Simple Update Makes Bluetooth Devices Untraceable, Researchers Say

A team at the University of California San Diego has developed a straightforward firmware update that could make Bluetooth devices virtually impossible to track. This fix addresses a vulnerability the same researchers uncovered two years ago, potentially revolutionizing privacy for smartphones and other smart devices.

From Fingerprint to Phantom: How the Fix Works

Every Bluetooth device has a unique “fingerprint” due to tiny manufacturing imperfections. These fingerprints can be used to track individual devices, even when they use random MAC addresses. The new method uses complex layers of randomization to mask this fingerprint.

“We assumed the strongest possible attack, a nation-state type of attacker that would know which algorithm we are using. They still failed,” said Aaron Schulman, one of the paper’s senior authors and a faculty member in the UC San Diego Department of Computer Science and Engineering.

The researchers tested their method on a Texas Instruments chipset used in many smart devices. The results were striking: without the update, a device could be identified within a minute. With the update, it would take over 10 days of continuous observation to achieve the same level of accuracy.

Industry Impact and Future Potential

Professor Dinesh Bharadia, another senior author on the paper, explained the significance: “This means that the fingerprints are no longer useful for the attacker to infer the identity of the device and the optimal attacker can barely do better than a random guess.”

The team is now seeking industry partners to incorporate this technology into commercial chipsets. Hadi Givehchian, the paper’s first author, emphasized the potential for widespread adoption: “This defense can be rolled out incrementally, requiring only software modification on at least one widely-used Bluetooth Low Energy chipset. But in order to deploy this defense widely, we need to partner with Bluetooth chip manufacturers.”

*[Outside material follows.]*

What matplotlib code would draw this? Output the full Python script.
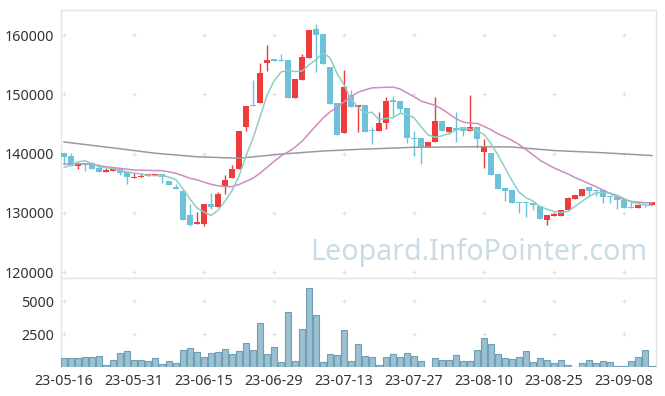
import matplotlib
matplotlib.use("Agg")
import matplotlib.pyplot as plt
import numpy as np
import pandas as pd

plt.rcParams['font.family'] = ['Noto Sans', 'DejaVu Sans']

# daily candles, 2023-05-16 .. 2023-09-14 (85 trading days)
opens = [140030, 139630, 137890, 138450, 138350, 137500, 136930, 137100, 137430, 136880,
         135920, 135980, 136250, 136320, 136540, 135360, 134400, 133670, 129620, 128150,
         128150, 131480, 131020, 134520, 135920, 137430, 144520, 148190, 148580, 155330,
         155950, 155780, 155780, 149420, 152460, 156170, 161020, 160170, 154600, 148520,
         143510, 149860, 147900, 148190, 143910, 143850, 145100, 149030, 148860, 147630,
         142670, 142570, 141150, 141990, 145490, 143680, 144250, 144420, 143850, 144420,
         140300, 140030, 136540, 134230, 133840, 131760, 131760, 131650, 131140, 128770,
         129510, 129510, 130460, 132370, 132880, 134290, 133840, 133840, 132830, 132660,
         132150, 131030, 130850, 131530, 131310]
highs = [140030, 140030, 138400, 138450, 138500, 137900, 137500, 137650, 137430, 136880,
         136650, 136650, 136480, 136540, 136540, 135360, 134850, 134000, 131420, 130180,
         131480, 133330, 133450, 136420, 138060, 143800, 148020, 152410, 155230, 158310,
         155950, 156800, 155780, 152580, 156800, 160850, 161860, 160170, 154600, 148520,
         154090, 150720, 148190, 148190, 144520, 146950, 149590, 149760, 148860, 147630,
         143850, 142570, 141990, 149490, 145490, 144420, 146950, 144420, 149870, 144420,
         142400, 140030, 136540, 134230, 133840, 131760, 131760, 131650, 131140, 129620,
         129900, 130460, 132710, 133000, 133960, 134290, 133840, 133840, 132830, 132660,
         132490, 131810, 131250, 131530, 131810]
lows = [138060, 137940, 137430, 137000, 137430, 136930, 136930, 137100, 136420, 134800,
        135920, 135980, 136250, 136320, 135070, 134730, 134010, 128770, 127820, 128100,
        127820, 130580, 131020, 133160, 135920, 137430, 143800, 148020, 148580, 153930,
        155670, 155670, 149420, 149420, 152460, 156170, 153710, 155160, 148410, 143120,
        143510, 147900, 143580, 143680, 141600, 143850, 144080, 146210, 146790, 141720,
        139630, 138230, 141150, 141990, 143800, 143290, 141890, 143000, 143850, 140880,
        137500, 136370, 134010, 132030, 131700, 129910, 129230, 130460, 128890, 127930,
        129510, 129510, 130460, 132370, 132880, 132830, 132830, 131700, 131700, 130580,
        130850, 130850, 130850, 131030, 131310]
closes = [139460, 137940, 138400, 138110, 137430, 136930, 137210, 137550, 136760, 135980,
          136090, 136250, 136480, 136540, 136090, 134730, 134010, 128770, 127930, 128490,
          131480, 131020, 133160, 135580, 137380, 143800, 148020, 148020, 153640, 155780,
          155670, 155670, 149420, 152580, 156290, 160850, 160000, 155160, 148410, 143120,
          151280, 147900, 148190, 143680, 143750, 145100, 148860, 148740, 147560, 142570,
          142500, 141150, 141990, 145490, 143800, 144420, 143970, 143850, 144420, 142500,
          141270, 136370, 134010, 133720, 131700, 131590, 131590, 131310, 128890, 129620,
          129730, 130460, 132540, 133000, 133960, 133670, 133670, 132710, 132660, 132150,
          130850, 130850, 131250, 131420, 131810]
volumes = [700, 700, 700, 775, 775, 850, 175, 550, 1075, 1225,
           550, 550, 475, 700, 250, 475, 325, 1300, 1450, 1150,
           775, 1075, 1150, 1375, 1000, 1225, 1825, 1300, 3325, 1000,
           1525, 400, 4150, 475, 2875, 6025, 3925, 400, 1000, 925,
           2800, 475, 1750, 850, 775, 175, 775, 1000, 775, 1075,
           850, 475, 25, 700, 550, 550, 925, 475, 475, 1300,
           2200, 1750, 1000, 700, 625, 775, 1225, 400, 700, 550,
           325, 550, 175, 25, 325, 550, 325, 475, 400, 100,
           100, 475, 775, 1300, 100]

# moving averages before a full window is available
ma5_head = [137600, 138060, 138570, 138780]
ma20_head = [138230, 138250, 138280, 138230, 138180, 137980, 137770, 137630, 137500, 137350,
             137210, 137180, 137160, 137130, 137100, 136900, 136660, 136250, 135810]
# long moving average, sampled
ma_long_idx = [0, 8, 13, 19, 25, 31, 37, 42, 50, 60, 64, 70, 77, 84]
ma_long_val = [141950, 140800, 140050, 139450, 139200, 139900, 140420, 140700, 141050,
               141150, 141100, 140500, 140130, 139650]

tick_idx = [0, 10, 20, 30, 40, 50, 60, 70, 80]
tick_labels = ['23-05-16', '23-05-31', '23-06-15', '23-06-29', '23-07-13',
               '23-07-27', '23-08-10', '23-08-25', '23-09-08']
price_ticks = [120000, 130000, 140000, 150000, 160000]
vol_ticks = [2500, 5000]

UP = '#ee3b3b'
DOWN = '#6cc3d9'
SPINE = '#e4e4e4'
TXT = '#333333'

c = pd.Series(closes, dtype=float)
ma5 = c.rolling(5).mean().values
ma5[:4] = ma5_head
ma20 = c.rolling(20).mean().values
ma20[:19] = ma20_head

o = np.array(opens); h = np.array(highs); l = np.array(lows); cl = np.array(closes)
x = np.arange(len(closes))
up = cl >= o
cols = np.where(up, UP, DOWN)

fig = plt.figure(figsize=(6.65, 3.96), dpi=100)
ax = fig.add_axes([61/665, 1-278/396, 595/665, 268/396])
axv = fig.add_axes([61/665, 1-367/396, 595/665, 89/396])

# candles
ax.vlines(x, l, h, colors=cols, linewidth=1.0, zorder=2)
body_lo = np.minimum(o, cl)
body_h = np.maximum(np.abs(cl - o), 120)
ax.bar(x, body_h, bottom=body_lo, width=0.72, color=cols, linewidth=0, zorder=3)

ax.plot(ma_long_idx, ma_long_val, color='#9a9a9a', lw=1.1, zorder=4)
ax.plot(x, ma20, color='#cc8cc4', lw=1.1, zorder=4)
ax.plot(x, ma5, color='#8ccfc3', lw=1.1, zorder=4)

ax.text(0.985, 0.04, 'Leopard.InfoPointer.com', transform=ax.transAxes,
        ha='right', va='bottom', fontsize=20.6, color='#c8dbe6', zorder=1)

ax.set_xlim(-0.43, 84.57)
ax.set_ylim(118990, 164220)
ax.set_yticks(price_ticks)
ax.set_yticklabels([str(v) for v in price_ticks])
ax.set_xticks(tick_idx)
ax.set_xticklabels([])

# volume
axv.bar(x, volumes, width=0.9, color='#9bc0d0', edgecolor='#6f9fb6', linewidth=0.8, zorder=3)
axv.set_xlim(-0.43, 84.57)
axv.set_ylim(0, 6750)
axv.set_yticks(vol_ticks)
axv.set_yticklabels([str(v) for v in vol_ticks])
axv.set_xticks(tick_idx)
axv.set_xticklabels(tick_labels)

for a, yt in ((ax, price_ticks), (axv, vol_ticks)):
    gx, gy = np.meshgrid(tick_idx, yt)
    a.scatter(gx.ravel(), gy.ravel(), marker='+', s=12, color='#e0e0e0', linewidths=0.8, zorder=1)
    a.tick_params(length=0, labelsize=10.3, colors=TXT, pad=5)
    for s in a.spines.values():
        s.set_color(SPINE)
        s.set_linewidth(1.0)
axv.spines['bottom'].set_visible(False)
axv.tick_params(axis='x', pad=5)

fig.savefig('out.png', dpi=100)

The researchers believe their method could also be applied to obfuscate WiFi fingerprints, further enhancing device privacy.

This development comes at a crucial time when concerns about digital privacy and device tracking are at an all-time high. By making Bluetooth devices virtually untraceable, this simple firmware update could have far-reaching implications for personal privacy and security in our increasingly connected world.

As the team continues to refine their technology and seek industry partnerships, the future of Bluetooth privacy looks promising. Soon, your smartphone might become as elusive as a ghost in the digital realm – all thanks to a clever bit of code.